Which brings us on to the most important factor in what happens next: Seven’s major shareholder and chairman Kerry Stokes. In a complex arrangement, Stokes owns 65.8% of Seven Group Holdings. And in turn, Seven Group Holdings owns 41% of Seven West Media.

Based on Warburton’s counsel, ultimately, Stokes will need to decide what to do.

It’s hard to believe Stokes would relinquish control of the network after quarter of a century. Conceivably, the low share price could even be an opportunity for him to increase his stake.

And the pressures on the board about whether the network is a going concern are nowhere near as dire yet as they were for Ten.

But the declining share price makes it a harder conundrum to solve. When Ten was thrashing around, it went through round after round of recapitalisation, issuing new shares to bring in more money.

This meant that each time the shareholders had to decide whether to put their hands in their pockets to take part, or see their shares diluted.

But of course, as share price declines, more new shares have to be issued to bring in the same amount of capital, which only dilutes holdings even further and in turn drives the share price ever lower.

With the caveat that hope is not a strategy, Seven’s best hope is for the media recession to come to an end. TV is still a good business. Fundamentally, for marketers looking to reach a mass market, quickly, television advertising is still a good answer.

But the after effects of the bushfire disaster and the coronavirus has put retail and the travel industry in crisis. And the automotive sector was already there.

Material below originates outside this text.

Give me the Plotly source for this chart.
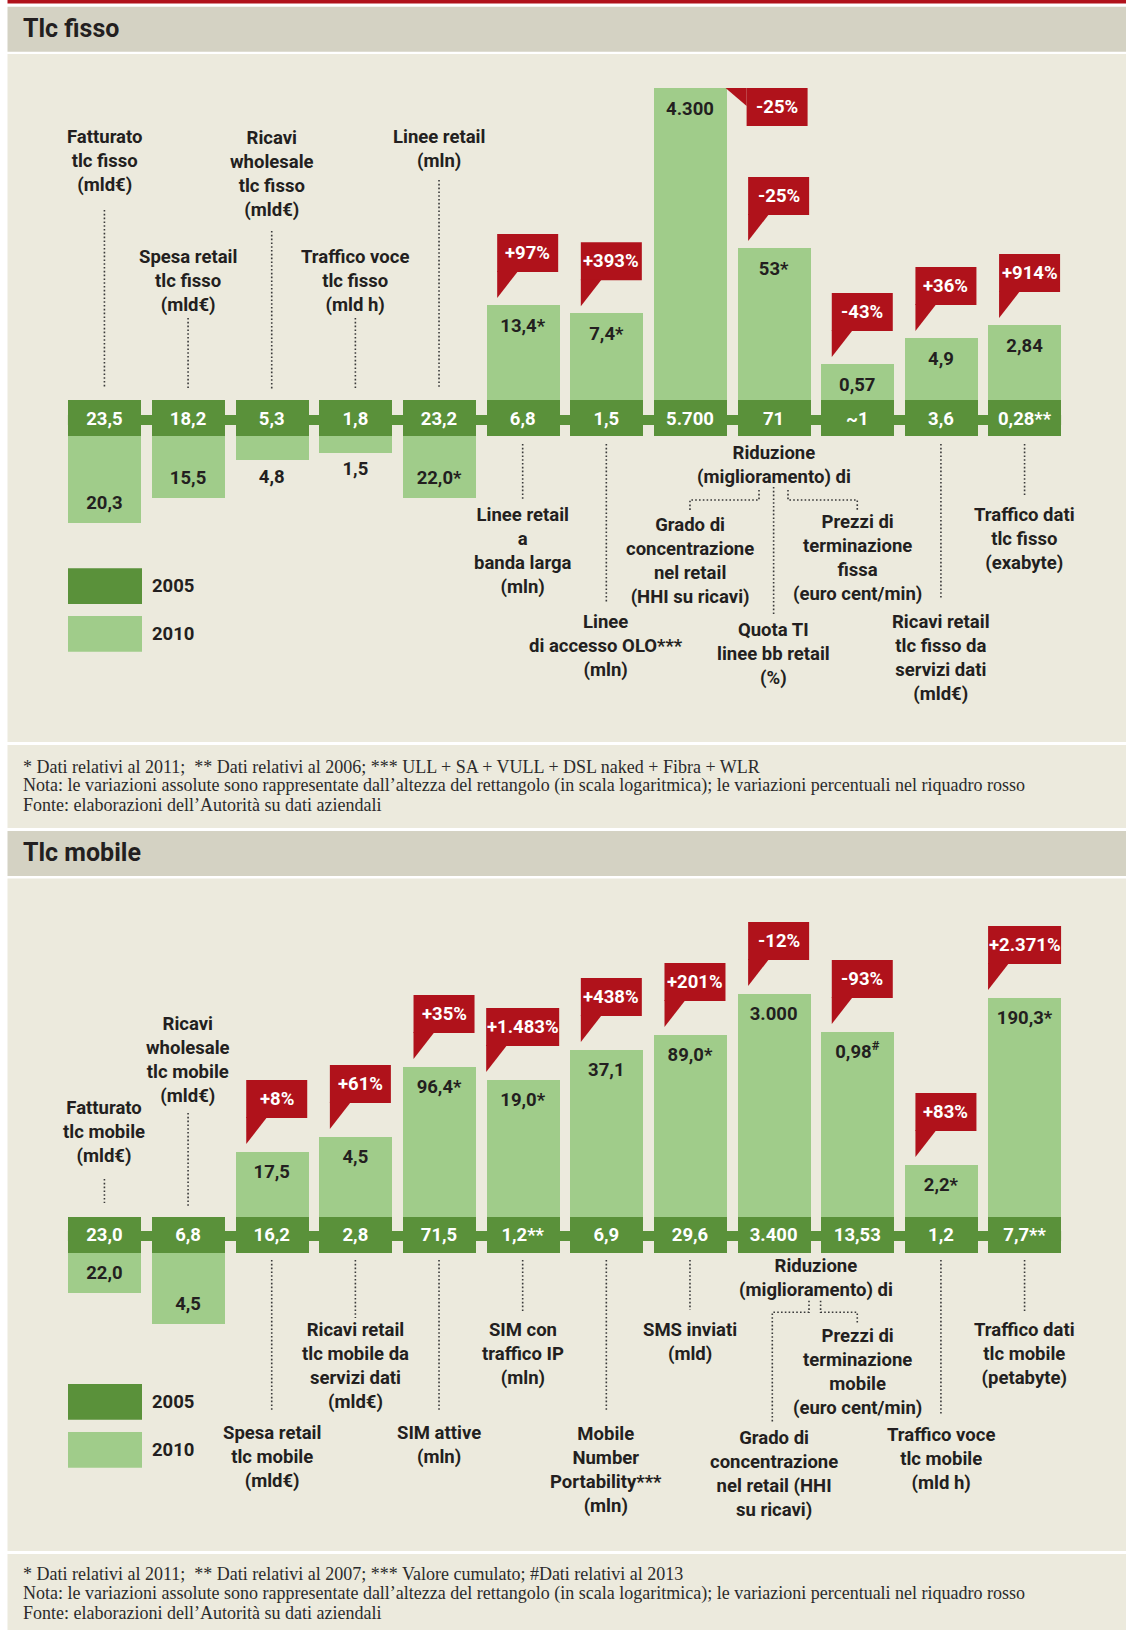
import plotly.graph_objects as go

# ------------------------------------------------------------------ DATA
# Tlc fisso
fisso_labels = [
    "Fatturato<br>tlc fisso<br>(mld€)",
    "Spesa retail<br>tlc fisso<br>(mld€)",
    "Ricavi<br>wholesale<br>tlc fisso<br>(mld€)",
    "Traffico voce<br>tlc fisso<br>(mld h)",
    "Linee retail<br>(mln)",
    "Linee retail<br>a<br>banda larga<br>(mln)",
    "Linee<br>di accesso OLO***<br>(mln)",
    "Grado di<br>concentrazione<br>nel retail<br>(HHI su ricavi)",
    "Quota TI<br>linee bb retail<br>(%)",
    "Prezzi di<br>terminazione<br>fissa<br>(euro cent/min)",
    "Ricavi retail<br>tlc fisso da<br>servizi dati<br>(mld€)",
    "Traffico dati<br>tlc fisso<br>(exabyte)",
]
fisso_2005 = ["23,5", "18,2", "5,3", "1,8", "23,2", "6,8", "1,5", "5.700", "71", "~1", "3,6", "0,28**"]
fisso_2010 = ["20,3", "15,5", "4,8", "1,5", "22,0*", "13,4*", "7,4*", "4.300", "53*", "0,57", "4,9", "2,84"]
fisso_pct = ["", "", "", "", "", "+97%", "+393%", "-25%", "-25%", "-43%", "+36%", "+914%"]
# height of the rectangle (log scale of the absolute variation)
fisso_var_height = [-86.7, -61.7, -24, -16.7, -61.7, 95, 86.7, 312, 152, 36, 62, 75]

# Tlc mobile
mobile_labels = [
    "Fatturato<br>tlc mobile<br>(mld€)",
    "Ricavi<br>wholesale<br>tlc mobile<br>(mld€)",
    "Spesa retail<br>tlc mobile<br>(mld€)",
    "Ricavi retail<br>tlc mobile da<br>servizi dati<br>(mld€)",
    "SIM attive<br>(mln)",
    "SIM con<br>traffico IP<br>(mln)",
    "Mobile<br>Number<br>Portability***<br>(mln)",
    "SMS inviati<br>(mld)",
    "Grado di<br>concentrazione<br>nel retail (HHI<br>su ricavi)",
    "Prezzi di<br>terminazione<br>mobile<br>(euro cent/min)",
    "Traffico voce<br>tlc mobile<br>(mld h)",
    "Traffico dati<br>tlc mobile<br>(petabyte)",
]
mobile_2005 = ["23,0", "6,8", "16,2", "2,8", "71,5", "1,2**", "6,9", "29,6", "3.400", "13,53", "1,2", "7,7**"]
mobile_2010 = ["22,0", "4,5", "17,5", "4,5", "96,4*", "19,0*", "37,1", "89,0*", "3.000", "0,98<sup>#</sup>", "2,2*", "190,3*"]
mobile_pct = ["", "", "+8%", "+61%", "+35%", "+1.483%", "+438%", "+201%", "-12%", "-93%", "+83%", "+2.371%"]
mobile_var_height = [-40, -71.6, 65, 80, 150, 137, 167, 182, 223, 185, 52, 219]

legend_years = ["2005", "2010"]

fisso_notes = [
    "* Dati relativi al 2011;\u00a0 ** Dati relativi al 2006; *** ULL + SA + VULL + DSL naked + Fibra + WLR",
    "Nota: le variazioni assolute sono rappresentate dall’altezza del rettangolo (in scala logaritmica); le variazioni percentuali nel riquadro rosso",
    "Fonte: elaborazioni dell’Autorità su dati aziendali",
]
mobile_notes = [
    "* Dati relativi al 2011;\u00a0 ** Dati relativi al 2007; *** Valore cumulato; #Dati relativi al 2013",
    "Nota: le variazioni assolute sono rappresentate dall’altezza del rettangolo (in scala logaritmica); le variazioni percentuali nel riquadro rosso",
    "Fonte: elaborazioni dell’Autorità su dati aziendali",
]

# ------------------------------------------------------------------ STYLE / LAYOUT
W, H = 1126, 1630
FONT = "Roboto, Liberation Sans Narrow, DejaVu Sans Condensed, sans-serif"
SERIF = "Liberation Serif, DejaVu Serif, serif"
FS = 18.5
RED = "#B0121B"
DARK = "#5A913A"
LIGHT = "#A0CC8A"
PANEL = "#ECEADD"
TITLEBG = "#D4D2C3"
TXT = "#231F20"
DOT = "#3A3A3A"

X0 = 62.6
PITCH = 83.65
NCOL = 12
BARW = 73 / PITCH
HALF = 18  # half height of the 2005 band


def col_px(i):
    return X0 + (i + 0.5) * PITCH


def px(x):
    return x / W


def py(y):
    return 1 - y / H


fig = go.Figure()
shapes = []
annotations = []


def rect(x0, y0, x1, y1, color, layer="below"):
    shapes.append(dict(type="rect", xref="paper", yref="paper",
                       x0=px(x0), x1=px(x1), y0=py(y0), y1=py(y1),
                       fillcolor=color, line=dict(width=0), layer=layer))


def text(x, y, s, size=FS, color=TXT, xanchor="center", family=FONT, weight="bold"):
    annotations.append(dict(x=px(x), y=py(y), xref="paper", yref="paper", text=s,
                            showarrow=False, xanchor=xanchor, yanchor="middle",
                            align="center" if xanchor == "center" else "left",
                            borderpad=0,
                            font=dict(family=family, size=size, color=color, weight=weight)))


def dotted(points):
    path = "M " + " L ".join(f"{px(x)},{py(y)}" for x, y in points)
    shapes.append(dict(type="path", xref="paper", yref="paper", path=path,
                       line=dict(color=DOT, width=1.6, dash="1.6px,2.2px")))


# backgrounds
rect(7.5, 0, W, 3.5, RED)
rect(7.5, 6.7, W, 51.7, TITLEBG)
rect(7.5, 54, W, 742, PANEL)
rect(7.5, 745, W, 828, PANEL)
rect(7.5, 831, W, 876, TITLEBG)
rect(7.5, 878.5, W, 1551, PANEL)
rect(7.5, 1554, W, H, PANEL)

text(22, 28, "Tlc fisso", size=25, xanchor="left")
text(22, 852, "Tlc mobile", size=25, xanchor="left")

for i, s in enumerate(fisso_notes):
    text(22, [766.7, 785.9, 805][i], s, size=18, color="#2b2b2b", xanchor="left", family=SERIF, weight="normal")
for i, s in enumerate(mobile_notes):
    text(22, [1574, 1593.5, 1612.7][i], s, size=18, color="#2b2b2b", xanchor="left", family=SERIF, weight="normal")


def add_panel(n, bc, top, bottom, v05, v10, pct, heights, labels, label_y, special_right, legend_y):
    xa = "x" if n == 1 else f"x{n}"
    ya = "y" if n == 1 else f"y{n}"
    idx = list(range(NCOL))
    fig.update_layout(**{
        ("xaxis" if n == 1 else f"xaxis{n}"): dict(domain=[px(X0), px(X0 + NCOL * PITCH)], range=[-0.5, NCOL - 0.5],
                                                   visible=False, fixedrange=True, anchor=ya),
        ("yaxis" if n == 1 else f"yaxis{n}"): dict(domain=[py(bottom), py(top)], range=[bc - bottom, bc - top],
                                                   visible=False, fixedrange=True, anchor=xa),
    })
    # connector strip
    fig.add_trace(go.Scatter(x=[-BARW / 2, NCOL - 1 + BARW / 2], y=[-2, -2], mode="lines",
                             line=dict(color=DARK, width=10), xaxis=xa, yaxis=ya,
                             hoverinfo="skip", showlegend=False))
    # 2010 rectangles
    fig.add_trace(go.Bar(x=idx, y=heights, base=[HALF if h > 0 else -HALF for h in heights], width=BARW,
                         marker=dict(color=LIGHT, line=dict(width=0)), xaxis=xa, yaxis=ya,
                         hoverinfo="skip", showlegend=False))
    # 2005 band
    fig.add_trace(go.Bar(x=idx, y=[2 * HALF] * NCOL, base=-HALF, width=BARW,
                         marker=dict(color=DARK, line=dict(width=0)), xaxis=xa, yaxis=ya,
                         hoverinfo="skip", showlegend=False))
    fig.add_trace(go.Scatter(x=idx, y=[-2] * NCOL, mode="text", text=v05,
                             textfont=dict(family=FONT, size=FS, color="white", weight="bold"),
                             xaxis=xa, yaxis=ya, hoverinfo="skip", showlegend=False))
    # 2010 values
    ylab = []
    for h in heights:
        if h > 0:
            ylab.append(HALF + h - 22)
        elif abs(h) >= 30:
            ylab.append(-HALF + h + 18)
        else:
            ylab.append(-HALF + h - 18)
    fig.add_trace(go.Scatter(x=idx, y=ylab, mode="text", text=v10,
                             textfont=dict(family=FONT, size=FS, color=TXT, weight="bold"),
                             xaxis=xa, yaxis=ya, hoverinfo="skip", showlegend=False))
    # red call-outs
    for i, (p, h) in enumerate(zip(pct, heights)):
        if not p:
            continue
        topu = HALF + h
        if i == special_right:
            bl, br = i + 0.677, i + 1.406
            bt, bb = topu, topu - 38
            tail = f"M {i + 0.4256},{topu} L {bl},{topu} L {bl},{topu - 18} Z"
        else:
            if len(p) > 5:
                bl, br = i - BARW / 2, i + BARW / 2
            else:
                bl, br = i - 25.5 / PITCH, i + 35.5 / PITCH
            bb = topu + 33
            bt = bb + 38
            tail = f"M {bl},{bb + 1} L {bl + 21 / PITCH},{bb + 1} L {bl},{topu + 7} Z"
        shapes.append(dict(type="rect", xref=xa, yref=ya, x0=bl, x1=br, y0=bb, y1=bt,
                           fillcolor=RED, line=dict(width=0)))
        shapes.append(dict(type="path", xref=xa, yref=ya, path=tail, fillcolor=RED, line=dict(width=0)))
        annotations.append(dict(x=(bl + br) / 2, y=(bb + bt) / 2, xref=xa, yref=ya, text=p, showarrow=False,
                                xanchor="center", yanchor="middle", borderpad=0,
                                font=dict(family=FONT, size=FS, color="white", weight="bold")))
    # category labels
    for i, (lab, yy) in enumerate(zip(labels, label_y)):
        text(col_px(i), yy, lab)
    # legend
    for k, (yr, col) in enumerate(zip(legend_years, [DARK, LIGHT])):
        y0 = legend_y[k]
        rect(68, y0, 142, y0 + 35.7, col, layer="above")
        text(151, y0 + 18, yr, xanchor="left")


add_panel(1, 418, 54, 742, fisso_2005, fisso_2010, fisso_pct, fisso_var_height, fisso_labels,
          [161.5, 281, 174, 281, 149, 551.3, 646, 560.7, 653.8, 558.3, 658.3, 538.7], 7, [568.3, 616])
add_panel(2, 1234, 878.5, 1551, mobile_2005, mobile_2010, mobile_pct, mobile_var_height, mobile_labels,
          [1131.8, 1059.7, 1456.7, 1366.3, 1444.5, 1353.8, 1469.5, 1342, 1474.2, 1371.7, 1459.2, 1354.3],
          None, [1384, 1432])

# Riduzione (miglioramento) di
text(col_px(8), 465.3, "Riduzione<br>(miglioramento) di")
text(816.3, 1277.5, "Riduzione<br>(miglioramento) di")

# dotted leader lines
for i, a, b in [(0, 210, 388), (1, 318, 390), (2, 231, 390), (3, 318, 390), (4, 180, 388),
                (5, 444, 499), (6, 444, 603), (10, 444, 598), (11, 444, 495)]:
    dotted([(col_px(i), a), (col_px(i), b)])
dotted([(col_px(8), 487), (col_px(8), 615)])
dotted([(759, 490), (759, 500), (col_px(7), 500), (col_px(7), 510)])
dotted([(788, 490), (788, 500), (col_px(9), 500), (col_px(9), 510)])

for i, a, b in [(0, 1179, 1203), (1, 1113, 1207), (2, 1260, 1410), (3, 1260, 1318), (4, 1260, 1410),
                (5, 1260, 1313), (6, 1260, 1410), (7, 1260, 1310), (10, 1260, 1414), (11, 1260, 1311)]:
    dotted([(col_px(i), a), (col_px(i), b)])
dotted([(809, 1300.7), (809, 1312.3), (772.3, 1312.3), (772.3, 1421.7)])
dotted([(820.6, 1300.7), (820.6, 1312.3), (col_px(9), 1312.3), (col_px(9), 1323.3)])

fig.update_layout(width=W, height=H, margin=dict(l=0, r=0, t=0, b=0),
                  paper_bgcolor="white", plot_bgcolor="rgba(0,0,0,0)",
                  barmode="overlay", showlegend=False, bargap=0,
                  shapes=shapes, annotations=annotations)

fig.write_html("out.html", config={"displayModeBar": False},
               post_script="document.body.style.margin='0';document.body.style.overflow='hidden';")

A quarter of a shrinking economy now seems inevitable. Two quarters means an economic recession, and commercial media tends to struggle disproportionately in a downturn.

In his call with investors yesterday, Warburton said he was not planning on an improvement in the local ad market.

Another option for Seven is some sort of merger with another player. The News Corp rumour keeps coming back, although there would be media ownership rules to overcome.

Many concluded that Stokes’ reason for bringing in Warburton last year was because he proved his ability to do deals during his time with APN Outdoor.

And Warburton’s time with V8 Supercars, which was owned by Archer Capital, also gave him experience with the world of private equity.

Plenty of media companies have ended up selling all, or half of themselves to private equity before refloating on the ASX a few months or years down the track.

While ownership may change, it seems highly unlikely that Seven itself will disappear.

Nine staved off bankruptcy in 2012 before returning  to the ASX in 2013.

And Ten stayed in the market after going bust and being picked up by CBS.

It’s starting to look like Seven’s turn to go through the process.